Latently attractive without her industrial strength braces, Becky's otherwise an unsympathetic and utterly incompetent advice-giver who fits right in with the rest of the school's idiot faculty. Apparently this is supposed to be a laugh riot. But in these trying times for educators, Miss Guided is both woefully out of step and thoroughly unexceptional.
Dallasite Brooke Burns adds another unfortunate career choice to her resume after earlier stints on Pepper Dennis and North Shore. This time she plays former homecoming queen Lisa Germain, who's now a self-important bombshell of an English teacher.
Former Saturday Night Live regular Chris Parnell dips his beak as a tiresomely self-important vice principal named Bruce Terry. There's also Spanish language teacher Tim O'Malley (Kristoffer Polaha), who likewise has no business being there.

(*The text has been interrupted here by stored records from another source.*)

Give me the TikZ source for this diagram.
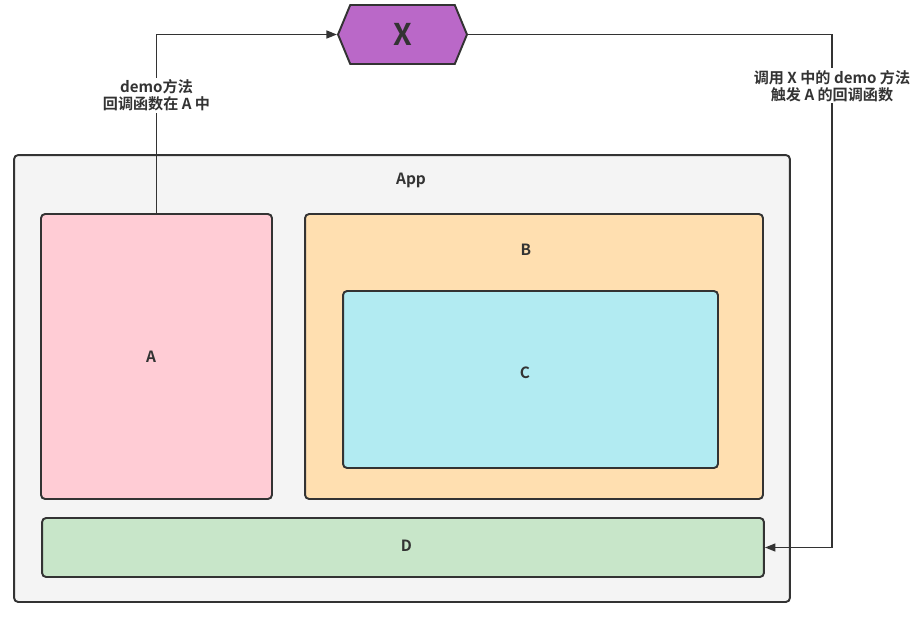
\documentclass[tikz,border=0pt]{standalone}
\usepackage{fontspec}
\setmainfont{Noto Sans CJK SC}[BoldFont={Noto Sans CJK SC Bold}]
\usepackage{xcolor}
\usetikzlibrary{arrows.meta}
\usetikzlibrary{shapes.symbols}
\definecolor{edgegray}{HTML}{333333}
\definecolor{appgray}{HTML}{F4F4F4}
\definecolor{apink}{HTML}{FFCCD5}
\definecolor{borange}{HTML}{FFDFB0}
\definecolor{ccyan}{HTML}{B2EBF2}
\definecolor{dgreen}{HTML}{C8E6C9}
\definecolor{xpurple}{HTML}{BA68C8}
\tikzset{
	box/.style={
		draw=edgegray, line width=1.1pt, rounded corners=2.3pt,
		text=edgegray, font=\bfseries\fontsize{8.8}{10}\selectfont,
	},
	every label/.style={text=edgegray, font=\bfseries\fontsize{8.8}{10}\selectfont},
	conn/.style={
		draw=edgegray, line width=1pt,
		-{Triangle[length=6pt,width=4.5pt]},
	},
	lbl/.style={
		fill=white, inner sep=1pt, align=center,
		text=edgegray, font=\bfseries\fontsize{8.6}{9.7}\selectfont,
	},
}

\begin{document}
\begin{tikzpicture}[x=0.02cm, y=-0.02cm]
	\useasboundingbox (0,0) rectangle (919,619);

	% App and its parts
	\node[box, fill=appgray, minimum width=15.52cm, minimum height=8.94cm,
		label={[anchor=center, xshift=0.18cm, yshift=-0.52cm]north:App}] (app) at (402,378.5) {};
	\node[box, fill=apink, minimum width=4.62cm, minimum height=5.7cm,
		label={[xshift=-0.11cm]center:A}] (a) at (156.5,356.5) {};
	\node[box, fill=borange, minimum width=9.16cm, minimum height=5.7cm,
		label={[anchor=center, xshift=-0.16cm, yshift=-0.73cm]north:B}] (b) at (534,356.5) {};
	\node[box, fill=ccyan, minimum width=7.5cm, minimum height=3.54cm,
		label={[xshift=-0.11cm, yshift=0.13cm]center:C}] (c) at (530.5,379.5) {};
	\node[box, fill=dgreen, minimum width=14.44cm, minimum height=1.18cm,
		label={[xshift=0.07cm, yshift=0.03cm]center:D}] (d) at (403,547.5) {};

	% X
	\node[box, fill=xpurple, rounded corners=0pt, signal, signal to=west and east,
		signal pointer angle=135, minimum width=2.58cm, minimum height=1.18cm,
		font=\bfseries\fontsize{17}{17}\selectfont] (x) at (402.5,34.5) {X};

	% A calls demo of X
	\draw[conn] (a.north) |- node[lbl, pos=0.33] {demo方法\\回调函数在 A 中} (x.west);

	% X calls back into A, shown to D
	\coordinate (turn) at (832,34.5);
	\draw[conn] (x.east) -- (turn) |- node[lbl, pos=0.05] {调用 X 中的 demo 方法\\触发 A 的回调函数} (d.east);
\end{tikzpicture}
\end{document}
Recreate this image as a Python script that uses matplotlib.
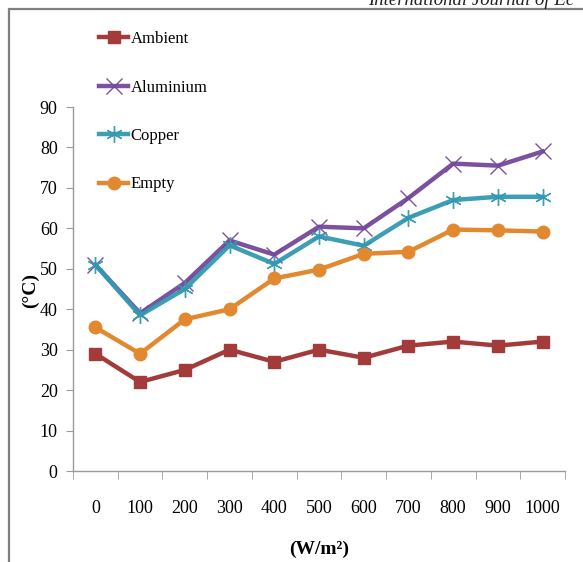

"I barely know how to speak Spanish," he tells Becky, who spends the entire first episode lusting after him. "I'm only one language lab ahead of the kids."
Miss Guided is without a laugh track -- the show's only good call -- and constantly has its aimless characters talking to the camera rather than amongst themselves. ABC already has announced the show's "season finale," --set for April 3rd. That's just 16 days beyond its premiere date.
Networks sometimes are smart enough to act fast in the interest of burning off a clinker. Saving on postage was the right call, too.